I wasn't aware of this, and I think my comment suggested my lack of knowledge about the Crimean independence issue. This is a fair rebuttal to the point. I don't think this changes my view that Kiev and Moscow's relationship to Crimea aren't equivalent enough to call both of them tyrants in the same measure, and I do endorse the idea that if Crimea wants to be free, Ukraine should seriously consider letting them be as such.

I'm not familiar with the repressions you're speaking of, got a link?

The main repressions story I was thinking of was this, but there was also an older report just shortly after Euromaidan. The "almost cancellation" incident, however, actually was a much later story about the Ukrainian army garrisoning in civilian objects from after the war broke out, which I had mentally conflated with the previous ones; sorry about the mistake.

I'm not familiar with the repressions you're speaking of, got a link?

See ¶¶ 99–103 of this PDF from a commission of the Council of Europe. The Ukrainian legislature has decreed that a publisher cannot print a Russian-language newspaper without simultaneously printing an equal number of copies in the Ukrainian language. Obviously, it is not likely that a Russian-language newspaper will have many Ukrainian-language readers, so this just forces Russian-language publishers to either waste huge amounts of money on translating and printing newspapers that won't be read, or stop printing altogether.

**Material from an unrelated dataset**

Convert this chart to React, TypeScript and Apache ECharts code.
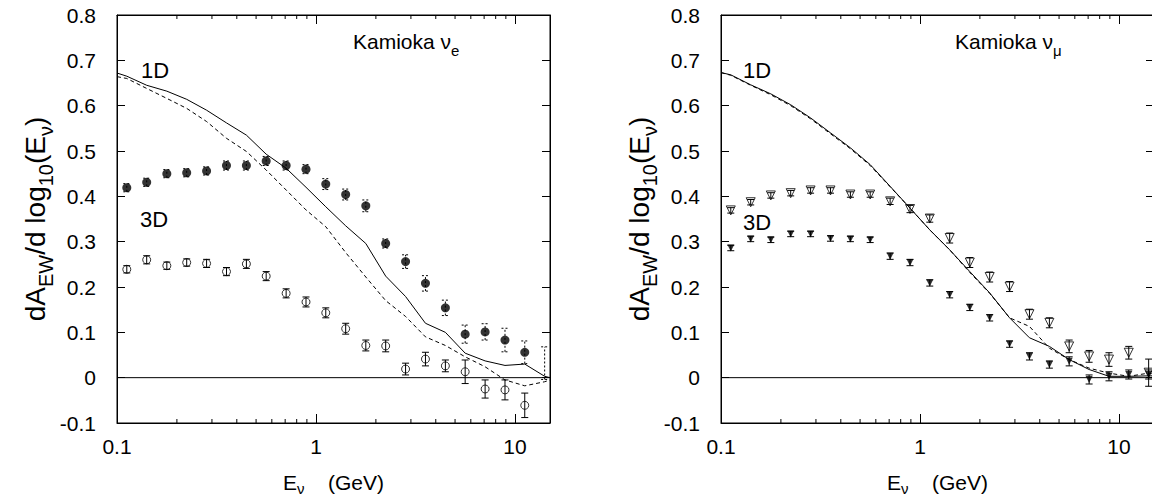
import React, { useEffect, useRef } from 'react';
import * as echarts from 'echarts';

const FONT = "'Liberation Sans', Arial, Helvetica, sans-serif";
const FS = 21;

const X_MIN = 0.1;
const X_MAX = 15;
const Y_MIN = -0.1;
const Y_MAX = 0.8;
const X_LABELS = [0.1, 1, 10];
const MINOR_TICKS = [0.2, 0.3, 0.4, 0.5, 0.6, 0.7, 0.8, 0.9, 2, 3, 4, 5, 6, 7, 8, 9];

// bin centres (GeV)
const BIN_E = [0.112, 0.141, 0.178, 0.224, 0.282, 0.355, 0.447, 0.562, 0.708, 0.891, 1.12, 1.41, 1.78, 2.24, 2.82, 3.55, 4.47, 5.62, 7.08, 8.91, 11.2, 14.1];
// curve sample points
const CURVE_E = [0.1, 0.112, 0.141, 0.178, 0.224, 0.282, 0.355, 0.447, 0.562, 0.708, 0.891, 1.12, 1.41, 1.78, 2.24, 2.82, 3.55, 4.47, 5.62, 7.08, 8.91, 11.2, 14.1, 15];

// ---- Kamioka nu_e ----
const NUE_SOLID = [0.672, 0.665, 0.645, 0.632, 0.614, 0.590, 0.562, 0.535, 0.493, 0.462, 0.420, 0.377, 0.335, 0.296, 0.224, 0.179, 0.120, 0.100, 0.054, 0.037, 0.027, 0.030, 0.003, 0.0];
const NUE_DASHED = [0.664, 0.660, 0.638, 0.616, 0.594, 0.565, 0.528, 0.499, 0.458, 0.414, 0.370, 0.333, 0.276, 0.222, 0.170, 0.135, 0.090, 0.071, 0.046, 0.024, -0.005, -0.018, -0.009, -0.005];
const NUE_FILLED = [0.419, 0.431, 0.450, 0.452, 0.456, 0.468, 0.468, 0.478, 0.468, 0.460, 0.427, 0.404, 0.379, 0.296, 0.256, 0.208, 0.154, 0.096, 0.101, 0.083, 0.056];
const NUE_FILLED_ERR = [0.009, 0.009, 0.009, 0.009, 0.009, 0.010, 0.010, 0.010, 0.010, 0.010, 0.012, 0.012, 0.013, 0.010, 0.015, 0.017, 0.017, 0.020, 0.018, 0.026, 0.025];
const NUE_LAST_E = [14.1];
const NUE_LAST_VAL = [0.032];
const NUE_LAST_ERR = [0.036];
const NUE_OPEN = [0.239, 0.260, 0.247, 0.254, 0.252, 0.234, 0.251, 0.224, 0.186, 0.167, 0.143, 0.108, 0.071, 0.070, 0.019, 0.041, 0.026, 0.013, -0.025, -0.027, -0.061];
const NUE_OPEN_ERR = [0.008, 0.009, 0.008, 0.008, 0.009, 0.009, 0.010, 0.010, 0.010, 0.011, 0.011, 0.012, 0.012, 0.013, 0.013, 0.015, 0.013, 0.026, 0.020, 0.022, 0.027];

// ---- Kamioka nu_mu ----
const NUM_SOLID = [0.673, 0.668, 0.646, 0.626, 0.602, 0.573, 0.540, 0.507, 0.470, 0.422, 0.374, 0.326, 0.282, 0.234, 0.187, 0.132, 0.088, 0.069, 0.040, 0.018, 0.003, 0.003, 0.004, 0.004];
const NUM_DASHED = [0.673, 0.667, 0.645, 0.624, 0.600, 0.571, 0.538, 0.505, 0.468, 0.421, 0.374, 0.326, 0.282, 0.232, 0.186, 0.132, 0.113, 0.065, 0.040, 0.021, 0.010, 0.003, 0.010, 0.008];
const NUM_OPEN = [0.369, 0.387, 0.402, 0.407, 0.413, 0.413, 0.404, 0.404, 0.389, 0.372, 0.351, 0.308, 0.254, 0.222, 0.201, 0.140, 0.121, 0.069, 0.047, 0.040, 0.055, 0.011];
const NUM_OPEN_ERR = [0.006, 0.006, 0.006, 0.006, 0.006, 0.006, 0.006, 0.006, 0.007, 0.008, 0.008, 0.011, 0.011, 0.011, 0.011, 0.011, 0.011, 0.014, 0.013, 0.015, 0.014, 0.030];
const NUM_FILLED = [0.286, 0.306, 0.304, 0.317, 0.317, 0.307, 0.306, 0.304, 0.268, 0.254, 0.209, 0.183, 0.155, 0.132, 0.074, 0.047, 0.029, 0.036, -0.004, 0.003, 0.007, 0.007];
const NUM_FILLED_ERR = [0.006, 0.006, 0.006, 0.006, 0.006, 0.006, 0.006, 0.006, 0.007, 0.007, 0.007, 0.007, 0.007, 0.007, 0.007, 0.008, 0.008, 0.010, 0.010, 0.010, 0.010, 0.010];

const GRIDS = [
  { left: 117, top: 15, width: 433, height: 408 },
  { left: 721, top: 15, width: 433, height: 408 },
];

const xNameRich = {
  n: { fontSize: FS, fontFamily: FONT, color: '#000', lineHeight: 28, verticalAlign: 'middle' },
  s: { fontSize: 15, fontFamily: FONT, color: '#000', verticalAlign: 'bottom' },
};
const yNameRich = {
  n: { fontSize: 28, fontFamily: FONT, color: '#000', lineHeight: 41, verticalAlign: 'middle' },
  s: { fontSize: 20, fontFamily: FONT, color: '#000', verticalAlign: 'bottom' },
};
const gRich = {
  n: { fontSize: FS, fontFamily: FONT, fill: '#000', lineHeight: 33, verticalAlign: 'middle' },
  s: { fontSize: 15, fontFamily: FONT, fill: '#000', verticalAlign: 'bottom' },
};

function xLabel(v: number) {
  for (const t of X_LABELS) {
    if (Math.abs(v - t) < t * 1e-6) return String(t);
  }
  return '';
}

function makeAxes() {
  const xAxis: any[] = [];
  const yAxis: any[] = [];
  GRIDS.forEach((_, g) => {
    const common = {
      type: 'log', logBase: 10, gridIndex: g, min: X_MIN, max: X_MAX,
      splitLine: { show: false },
      axisLine: { show: true, onZero: false, lineStyle: { color: '#000', width: 1 } },
      axisTick: { show: true, inside: true, length: 9, lineStyle: { color: '#000', width: 1 } },
    };
    xAxis.push({
      ...common, position: 'bottom',
      axisLabel: { show: true, formatter: xLabel, color: '#000', fontSize: FS, fontFamily: FONT, margin: 13, showMaxLabel: false },
      name: '{n|E}{s|ν}{n|    (GeV)}', nameLocation: 'middle', nameGap: 45,
      nameTextStyle: { rich: xNameRich },
    });
    xAxis.push({ ...common, position: 'top', axisLabel: { show: false } });
    const ycommon = {
      type: 'value', gridIndex: g, min: Y_MIN, max: Y_MAX, interval: 0.1,
      splitLine: { show: false },
      axisLine: { show: true, onZero: false, lineStyle: { color: '#000', width: 1 } },
      axisTick: { show: true, inside: true, length: 8, lineStyle: { color: '#000', width: 1 } },
    };
    yAxis.push({
      ...ycommon, position: 'left',
      axisLabel: {
        show: true, color: '#000', fontSize: FS, fontFamily: FONT, margin: 21,
        formatter: (v: number) => (Math.abs(v) < 1e-9 ? '0' : v.toFixed(1)),
      },
      name: '{n|dA}{s|EW}{n|/d log}{s|10}{n|(E}{s|ν}{n|)}', nameLocation: 'middle', nameRotate: 90, nameGap: 56,
      nameTextStyle: { rich: yNameRich },
    });
    yAxis.push({ ...ycommon, position: 'right', axisLabel: { show: false } });
  });
  return { xAxis, yAxis };
}

function axisIdx(g: number) {
  return { xAxisIndex: g * 2, yAxisIndex: g * 2 };
}

function lineSeries(g: number, xs: number[], ys: number[], dashed: boolean) {
  return {
    type: 'line', ...axisIdx(g), showSymbol: false, symbol: 'none', z: 2, silent: true,
    data: xs.map((x, i) => [x, ys[i]]),
    lineStyle: { color: '#000', width: 1, type: dashed ? [4, 3] : 'solid' },
  };
}

function scatterSeries(g: number, xs: number[], ys: number[], symbol: string, filled: boolean, size: number, rotate = 0) {
  return {
    type: 'scatter', ...axisIdx(g), symbol, symbolSize: size, symbolRotate: rotate, z: 4, silent: true,
    data: ys.map((y, i) => [xs[i], y]),
    itemStyle: filled
      ? { color: '#000' }
      : { color: 'rgba(255,255,255,0)', borderColor: '#000', borderWidth: 1 },
  };
}

function errorSeries(g: number, xs: number[], ys: number[], errs: number[], dashed: boolean) {
  return {
    type: 'custom', ...axisIdx(g), z: 5, silent: true,
    data: ys.map((y, i) => [xs[i], y, errs[i]]),
    encode: { x: 0, y: 1 },
    renderItem: (params: any, api: any) => {
      const x = api.value(0);
      const y = api.value(1);
      const e = api.value(2);
      const lo = api.coord([x, y - e]);
      const hi = api.coord([x, y + e]);
      const w = 3.5;
      const style: any = { stroke: '#000', lineWidth: 1, fill: 'none' };
      if (dashed) style.lineDash = [2, 2];
      return {
        type: 'group',
        children: [
          { type: 'line', shape: { x1: lo[0], y1: lo[1], x2: hi[0], y2: hi[1] }, style },
          { type: 'line', shape: { x1: lo[0] - w, y1: lo[1], x2: lo[0] + w, y2: lo[1] }, style },
          { type: 'line', shape: { x1: hi[0] - w, y1: hi[1], x2: hi[0] + w, y2: hi[1] }, style },
        ],
      };
    },
  };
}

function minorTickSeries(g: number) {
  return {
    type: 'custom', ...axisIdx(g), z: 6, silent: true,
    data: MINOR_TICKS.map((v) => [v, 0]),
    encode: { x: 0, y: 1 },
    renderItem: (params: any, api: any) => {
      const x = api.value(0);
      const b = api.coord([x, Y_MIN]);
      const t = api.coord([x, Y_MAX]);
      const style = { stroke: '#000', lineWidth: 1 };
      return {
        type: 'group',
        children: [
          { type: 'line', shape: { x1: b[0], y1: b[1], x2: b[0], y2: b[1] - 4 }, style },
          { type: 'line', shape: { x1: t[0], y1: t[1], x2: t[0], y2: t[1] + 4 }, style },
        ],
      };
    },
  };
}

function zeroLine(g: number) {
  return {
    type: 'line', ...axisIdx(g), showSymbol: false, symbol: 'none', z: 2, silent: true,
    data: [[X_MIN, 0], [X_MAX, 0]],
    lineStyle: { color: '#000', width: 1 },
  };
}

function label(x: number, y: number, text: string) {
  return {
    type: 'text', x, y, z: 10,
    style: { text, fontSize: 22, fontFamily: FONT, fill: '#000', align: 'left', verticalAlign: 'middle' },
  };
}

function richLabel(x: number, y: number, text: string) {
  return {
    type: 'text', x, y, z: 10,
    style: { text, rich: gRich, align: 'left', verticalAlign: 'middle' },
  };
}

export default function App() {
  const ref = useRef<HTMLDivElement>(null);
  useEffect(() => {
    if (!ref.current) return;
    const chart = echarts.init(ref.current, null, { renderer: 'svg' });
    const { xAxis, yAxis } = makeAxes();
    const BINS21 = BIN_E.slice(0, 21);
    chart.setOption({
      animation: false,
      backgroundColor: '#fff',
      grid: GRIDS.map((g) => ({
        ...g, show: true, borderColor: '#000', borderWidth: 1, backgroundColor: 'transparent',
        containLabel: false, outerBoundsMode: 'none',
      })),
      xAxis,
      yAxis,
      series: [
        zeroLine(0),
        lineSeries(0, CURVE_E, NUE_SOLID, false),
        lineSeries(0, CURVE_E, NUE_DASHED, true),
        errorSeries(0, BINS21, NUE_FILLED, NUE_FILLED_ERR, true),
        errorSeries(0, NUE_LAST_E, NUE_LAST_VAL, NUE_LAST_ERR, true),
        errorSeries(0, BINS21, NUE_OPEN, NUE_OPEN_ERR, false),
        scatterSeries(0, BINS21, NUE_FILLED, 'circle', true, 9),
        scatterSeries(0, BINS21, NUE_OPEN, 'circle', false, 8),
        minorTickSeries(0),

        zeroLine(1),
        lineSeries(1, CURVE_E, NUM_SOLID, false),
        lineSeries(1, CURVE_E, NUM_DASHED, true),
        errorSeries(1, BIN_E, NUM_OPEN, NUM_OPEN_ERR, false),
        errorSeries(1, BIN_E, NUM_FILLED, NUM_FILLED_ERR, false),
        scatterSeries(1, BIN_E, NUM_OPEN, 'triangle', false, 9, 180),
        scatterSeries(1, BIN_E, NUM_FILLED, 'triangle', true, 7, 180),
        minorTickSeries(1),
      ],
      graphic: [
        richLabel(353, 41, '{n|Kamioka ν}{s|e}'),
        richLabel(955, 41, '{n|Kamioka ν}{s|μ}'),
        label(141, 70.5, '1D'),
        label(140, 219.5, '3D'),
        label(743, 70.5, '1D'),
        label(743, 222, '3D'),
      ],
    });
    return () => chart.dispose();
  }, []);
  return (
    <div style={{ position: 'fixed', left: 0, top: 0, width: 1152, height: 497, overflow: 'hidden', background: '#fff' }}>
      <div ref={ref} style={{ width: 1160, height: 497 }} />
    </div>
  );
}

¶¶ 85–92 point out some other bad parts of the same legislation—e. g., it is illegal for a Russian-language tour to be given to a non-foreigner tourist, and the Russian language can be used in cultural, artistic, recreational, and entertainment events only if it is "justified by the artistic or creative concept of the event organizer".

(I say "Russian", but ¶ 39 explains that the law applies generically to all "minority languages", which most prominently include Russian, Byelorussian, and Yiddish. It does not apply to "indigenous" languages, such as Crimean Tatar, or to official languages of the EU, such as Romanian.)